Stated goal ->
Using the data that follows, return exactly the lines from the one that contains "Write a Python" through the one that contains "import plotly.graph_objects as go", ends included.

━━━━━ Provided data

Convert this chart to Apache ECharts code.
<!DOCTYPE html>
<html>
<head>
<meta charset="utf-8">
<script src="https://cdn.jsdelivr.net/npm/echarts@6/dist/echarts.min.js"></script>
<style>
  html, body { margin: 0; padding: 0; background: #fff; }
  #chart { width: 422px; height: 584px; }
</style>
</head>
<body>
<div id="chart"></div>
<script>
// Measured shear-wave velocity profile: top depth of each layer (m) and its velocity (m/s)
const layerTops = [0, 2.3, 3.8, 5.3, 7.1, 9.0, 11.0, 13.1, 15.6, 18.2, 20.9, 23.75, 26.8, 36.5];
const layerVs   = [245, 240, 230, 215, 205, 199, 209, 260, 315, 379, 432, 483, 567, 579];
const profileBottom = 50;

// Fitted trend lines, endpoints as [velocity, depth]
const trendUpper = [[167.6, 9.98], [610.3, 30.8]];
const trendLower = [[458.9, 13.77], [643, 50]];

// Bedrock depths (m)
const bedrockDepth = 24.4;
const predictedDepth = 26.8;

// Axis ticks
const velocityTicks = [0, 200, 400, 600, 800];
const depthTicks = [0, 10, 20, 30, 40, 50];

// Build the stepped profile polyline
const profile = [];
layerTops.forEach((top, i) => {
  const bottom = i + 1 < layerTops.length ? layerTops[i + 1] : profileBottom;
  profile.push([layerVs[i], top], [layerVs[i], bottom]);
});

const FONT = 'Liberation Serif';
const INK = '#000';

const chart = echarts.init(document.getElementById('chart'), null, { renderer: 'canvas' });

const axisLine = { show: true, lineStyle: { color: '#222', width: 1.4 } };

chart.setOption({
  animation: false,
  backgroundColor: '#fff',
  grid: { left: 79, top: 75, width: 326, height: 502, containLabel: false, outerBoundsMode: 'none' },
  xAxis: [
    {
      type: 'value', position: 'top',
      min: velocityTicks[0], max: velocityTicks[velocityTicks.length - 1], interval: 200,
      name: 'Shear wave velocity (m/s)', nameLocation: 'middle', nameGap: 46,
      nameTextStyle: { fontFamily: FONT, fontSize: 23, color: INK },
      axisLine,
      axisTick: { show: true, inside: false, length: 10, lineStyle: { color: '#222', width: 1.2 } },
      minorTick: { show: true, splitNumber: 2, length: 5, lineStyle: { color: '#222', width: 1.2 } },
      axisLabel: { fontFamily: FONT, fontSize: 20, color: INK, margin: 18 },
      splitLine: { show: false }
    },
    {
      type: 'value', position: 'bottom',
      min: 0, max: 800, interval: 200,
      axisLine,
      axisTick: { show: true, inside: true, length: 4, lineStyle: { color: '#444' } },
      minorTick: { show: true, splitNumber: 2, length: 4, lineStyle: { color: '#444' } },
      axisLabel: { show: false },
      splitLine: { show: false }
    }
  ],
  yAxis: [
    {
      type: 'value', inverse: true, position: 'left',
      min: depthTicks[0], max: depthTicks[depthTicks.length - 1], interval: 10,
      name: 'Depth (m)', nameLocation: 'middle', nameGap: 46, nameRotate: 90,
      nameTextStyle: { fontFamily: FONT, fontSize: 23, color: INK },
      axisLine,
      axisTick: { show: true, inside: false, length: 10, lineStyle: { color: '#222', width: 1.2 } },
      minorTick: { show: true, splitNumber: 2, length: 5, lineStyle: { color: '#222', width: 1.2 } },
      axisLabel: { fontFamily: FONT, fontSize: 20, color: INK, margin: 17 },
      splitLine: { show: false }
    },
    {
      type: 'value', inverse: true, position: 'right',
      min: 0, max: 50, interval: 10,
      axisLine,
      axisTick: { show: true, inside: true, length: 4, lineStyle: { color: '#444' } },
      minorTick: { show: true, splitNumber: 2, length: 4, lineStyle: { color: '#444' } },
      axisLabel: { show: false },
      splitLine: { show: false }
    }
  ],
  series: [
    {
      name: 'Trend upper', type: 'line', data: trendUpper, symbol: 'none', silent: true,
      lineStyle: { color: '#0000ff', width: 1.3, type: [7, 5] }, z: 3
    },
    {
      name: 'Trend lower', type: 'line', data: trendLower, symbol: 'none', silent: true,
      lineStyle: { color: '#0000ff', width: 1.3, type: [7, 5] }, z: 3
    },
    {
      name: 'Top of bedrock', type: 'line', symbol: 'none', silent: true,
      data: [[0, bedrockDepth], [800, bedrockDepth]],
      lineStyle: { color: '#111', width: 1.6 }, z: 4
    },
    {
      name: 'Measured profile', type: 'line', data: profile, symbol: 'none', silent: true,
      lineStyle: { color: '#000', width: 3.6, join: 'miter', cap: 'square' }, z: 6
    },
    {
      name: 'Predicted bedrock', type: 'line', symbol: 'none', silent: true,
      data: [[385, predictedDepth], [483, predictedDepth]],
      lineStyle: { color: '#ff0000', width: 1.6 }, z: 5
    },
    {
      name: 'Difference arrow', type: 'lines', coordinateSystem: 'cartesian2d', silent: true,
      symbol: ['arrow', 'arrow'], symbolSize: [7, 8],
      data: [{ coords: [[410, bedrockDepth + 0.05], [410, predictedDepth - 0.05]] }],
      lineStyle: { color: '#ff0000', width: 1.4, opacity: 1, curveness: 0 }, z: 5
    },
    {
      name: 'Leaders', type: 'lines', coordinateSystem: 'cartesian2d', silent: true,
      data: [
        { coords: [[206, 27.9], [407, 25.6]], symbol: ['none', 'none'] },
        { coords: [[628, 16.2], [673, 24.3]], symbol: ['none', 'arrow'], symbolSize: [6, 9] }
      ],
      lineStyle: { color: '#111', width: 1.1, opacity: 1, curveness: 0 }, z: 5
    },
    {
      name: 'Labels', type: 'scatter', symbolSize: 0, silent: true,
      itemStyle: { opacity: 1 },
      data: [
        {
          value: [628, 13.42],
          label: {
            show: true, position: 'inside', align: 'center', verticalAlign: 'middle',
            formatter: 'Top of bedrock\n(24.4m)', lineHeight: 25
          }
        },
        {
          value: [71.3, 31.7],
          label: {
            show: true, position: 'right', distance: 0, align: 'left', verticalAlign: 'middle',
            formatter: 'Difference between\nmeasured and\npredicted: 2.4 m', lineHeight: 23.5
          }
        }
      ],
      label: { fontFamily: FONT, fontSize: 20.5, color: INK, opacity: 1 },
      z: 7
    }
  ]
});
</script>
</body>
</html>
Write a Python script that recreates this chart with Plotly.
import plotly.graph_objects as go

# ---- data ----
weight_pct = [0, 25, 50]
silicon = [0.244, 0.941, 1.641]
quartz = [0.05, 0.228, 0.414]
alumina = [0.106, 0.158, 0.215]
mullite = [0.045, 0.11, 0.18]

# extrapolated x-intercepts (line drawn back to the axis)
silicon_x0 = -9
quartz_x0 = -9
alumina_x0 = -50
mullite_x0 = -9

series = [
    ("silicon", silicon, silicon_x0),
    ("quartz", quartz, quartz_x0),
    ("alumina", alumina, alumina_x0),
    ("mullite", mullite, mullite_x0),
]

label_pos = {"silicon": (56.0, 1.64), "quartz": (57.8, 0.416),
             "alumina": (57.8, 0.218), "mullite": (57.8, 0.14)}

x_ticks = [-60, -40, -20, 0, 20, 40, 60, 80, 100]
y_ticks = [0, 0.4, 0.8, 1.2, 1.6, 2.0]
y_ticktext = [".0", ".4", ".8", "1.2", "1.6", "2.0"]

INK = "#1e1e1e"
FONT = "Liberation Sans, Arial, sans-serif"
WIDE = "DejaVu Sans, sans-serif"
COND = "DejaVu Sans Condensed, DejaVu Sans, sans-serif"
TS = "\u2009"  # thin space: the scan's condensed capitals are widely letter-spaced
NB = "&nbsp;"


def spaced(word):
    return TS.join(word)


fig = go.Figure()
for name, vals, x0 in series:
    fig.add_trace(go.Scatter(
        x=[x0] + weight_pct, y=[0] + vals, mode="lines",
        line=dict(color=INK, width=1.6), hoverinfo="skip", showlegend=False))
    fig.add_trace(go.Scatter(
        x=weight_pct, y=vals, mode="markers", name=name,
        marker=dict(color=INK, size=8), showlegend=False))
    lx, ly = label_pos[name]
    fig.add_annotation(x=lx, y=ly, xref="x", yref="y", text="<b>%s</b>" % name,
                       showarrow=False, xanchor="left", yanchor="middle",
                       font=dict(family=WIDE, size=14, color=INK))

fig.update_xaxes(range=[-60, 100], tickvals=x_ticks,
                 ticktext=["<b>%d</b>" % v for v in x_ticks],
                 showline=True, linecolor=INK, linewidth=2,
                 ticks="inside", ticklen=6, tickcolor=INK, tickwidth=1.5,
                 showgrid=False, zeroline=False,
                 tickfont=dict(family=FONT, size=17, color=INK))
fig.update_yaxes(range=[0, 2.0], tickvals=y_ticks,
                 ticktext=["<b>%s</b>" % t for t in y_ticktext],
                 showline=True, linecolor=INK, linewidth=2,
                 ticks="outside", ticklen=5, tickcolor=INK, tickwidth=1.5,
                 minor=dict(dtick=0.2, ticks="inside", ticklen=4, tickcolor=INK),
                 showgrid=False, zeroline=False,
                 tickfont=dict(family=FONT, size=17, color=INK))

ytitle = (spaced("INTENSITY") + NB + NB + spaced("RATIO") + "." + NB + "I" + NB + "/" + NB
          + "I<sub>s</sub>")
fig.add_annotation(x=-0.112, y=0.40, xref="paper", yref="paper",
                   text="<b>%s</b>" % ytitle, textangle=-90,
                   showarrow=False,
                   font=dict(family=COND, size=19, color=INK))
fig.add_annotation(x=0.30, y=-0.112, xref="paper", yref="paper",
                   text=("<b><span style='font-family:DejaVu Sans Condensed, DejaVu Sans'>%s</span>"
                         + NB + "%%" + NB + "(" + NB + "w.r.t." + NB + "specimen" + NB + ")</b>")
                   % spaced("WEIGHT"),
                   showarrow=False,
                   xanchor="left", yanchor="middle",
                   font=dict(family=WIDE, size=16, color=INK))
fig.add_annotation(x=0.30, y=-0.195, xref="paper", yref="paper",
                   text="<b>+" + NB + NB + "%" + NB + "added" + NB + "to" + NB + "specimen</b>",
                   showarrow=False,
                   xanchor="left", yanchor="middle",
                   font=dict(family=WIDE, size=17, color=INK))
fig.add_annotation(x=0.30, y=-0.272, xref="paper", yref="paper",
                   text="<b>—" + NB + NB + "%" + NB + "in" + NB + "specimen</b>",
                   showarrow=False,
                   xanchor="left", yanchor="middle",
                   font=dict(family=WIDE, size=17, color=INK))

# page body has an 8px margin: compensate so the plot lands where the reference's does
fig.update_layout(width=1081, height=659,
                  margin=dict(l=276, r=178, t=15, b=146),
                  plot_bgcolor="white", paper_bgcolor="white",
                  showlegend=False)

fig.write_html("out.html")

━━━━━━━━━━

Answer for this exercise ->
Write a Python script that recreates this chart with Plotly.
import plotly.graph_objects as go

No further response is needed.